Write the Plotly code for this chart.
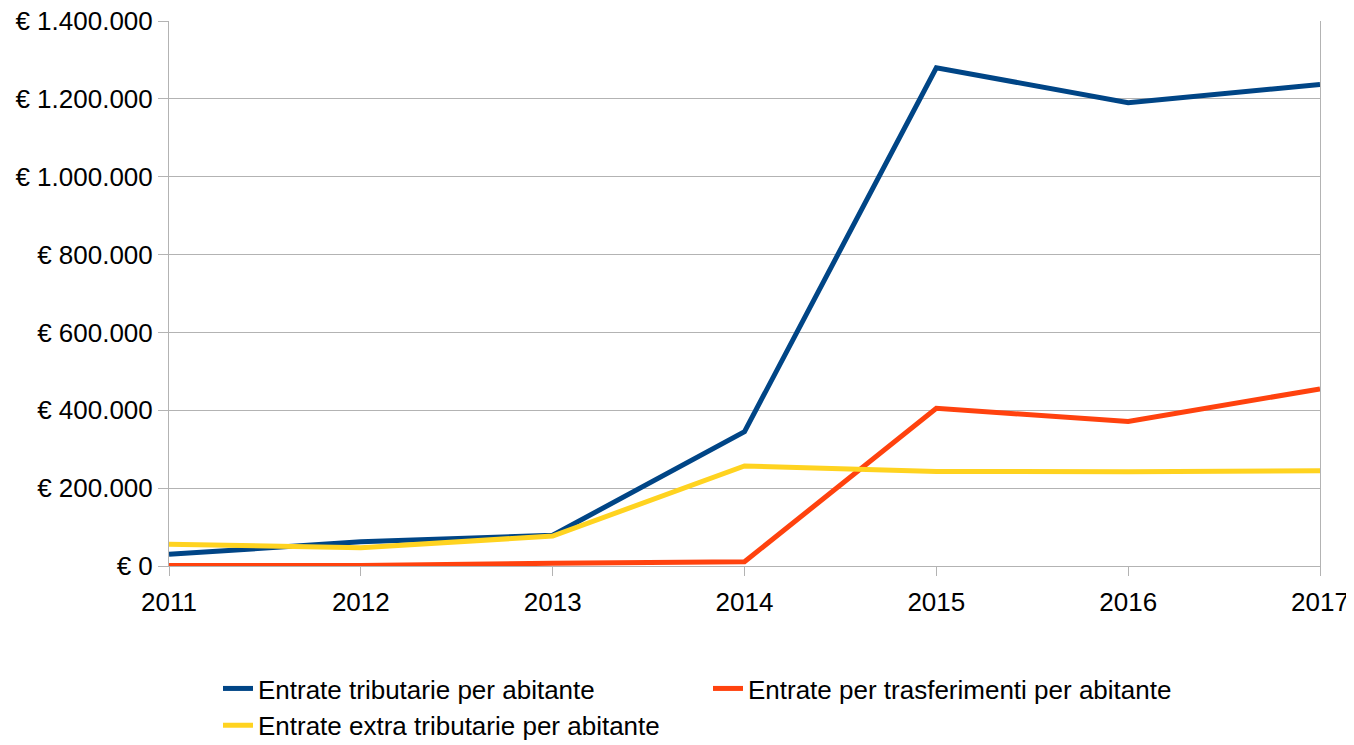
import plotly.graph_objects as go

years = ["2011", "2012", "2013", "2014", "2015", "2016", "2017"]
tributarie = [30000, 62000, 79000, 345000, 1280000, 1190000, 1237000]
trasferimenti = [1000, 1000, 7000, 11000, 405000, 371000, 455000]
extra_tributarie = [56000, 47000, 77000, 257000, 243000, 242000, 245000]

series_names = [
    "Entrate tributarie per abitante",
    "Entrate per trasferimenti per abitante",
    "Entrate extra tributarie per abitante",
]
colors = ["#004586", "#ff420e", "#ffd320"]

ytick_vals = [0, 200000, 400000, 600000, 800000, 1000000, 1200000, 1400000]
ytick_text = ["€ 0", "€ 200.000", "€ 400.000", "€ 600.000", "€ 800.000",
              "€ 1.000.000", "€ 1.200.000", "€ 1.400.000"]

fig = go.Figure()
for name, vals, col in zip(series_names, [tributarie, trasferimenti, extra_tributarie], colors):
    fig.add_trace(go.Scatter(x=years, y=vals, mode="lines", name=name,
                             line=dict(color=col, width=5)))

font = "Liberation Sans, Arial, sans-serif"
fig.update_layout(
    width=1346, height=737,
    margin=dict(l=161, r=34, t=13, b=179),
    paper_bgcolor="white", plot_bgcolor="white",
    font=dict(family=font, size=26, color="black"),
    showlegend=True,
    legend=dict(orientation="h", xref="container", yref="container",
                x=0.156, y=0.1085, xanchor="left", yanchor="top",
                entrywidth=445, entrywidthmode="pixels",
                font=dict(size=26, family=font), tracegroupgap=0,
                itemwidth=30),
    xaxis=dict(type="category", range=[0, 6], showgrid=False,
               showline=True, linecolor="#b3b3b3", linewidth=1,
               ticks="outside", ticklen=9, tickcolor="#b3b3b3",
               ticklabelstandoff=4, automargin=False,
               ticklabeloverflow="allow",
               tickfont=dict(size=26), zeroline=False),
    yaxis=dict(range=[0, 1400000], tickvals=ytick_vals, ticktext=ytick_text,
               showgrid=True, gridcolor="#b3b3b3", gridwidth=1,
               showline=True, linecolor="#b3b3b3", linewidth=1, mirror=True,
               ticks="outside", ticklen=10, tickcolor="#b3b3b3",
               automargin=False, ticklabeloverflow="allow",
               tickfont=dict(size=26), zeroline=False),
)

fig.write_html("out.html")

• _Requirements_: Reproduce the material above from its first line through the line containing "243000, 242000, 245000]", both ends included, and skip every picture.

• _Exercise output_:
Write the Plotly code for this chart.
import plotly.graph_objects as go

years = ["2011", "2012", "2013", "2014", "2015", "2016", "2017"]
tributarie = [30000, 62000, 79000, 345000, 1280000, 1190000, 1237000]
trasferimenti = [1000, 1000, 7000, 11000, 405000, 371000, 455000]
extra_tributarie = [56000, 47000, 77000, 257000, 243000, 242000, 245000]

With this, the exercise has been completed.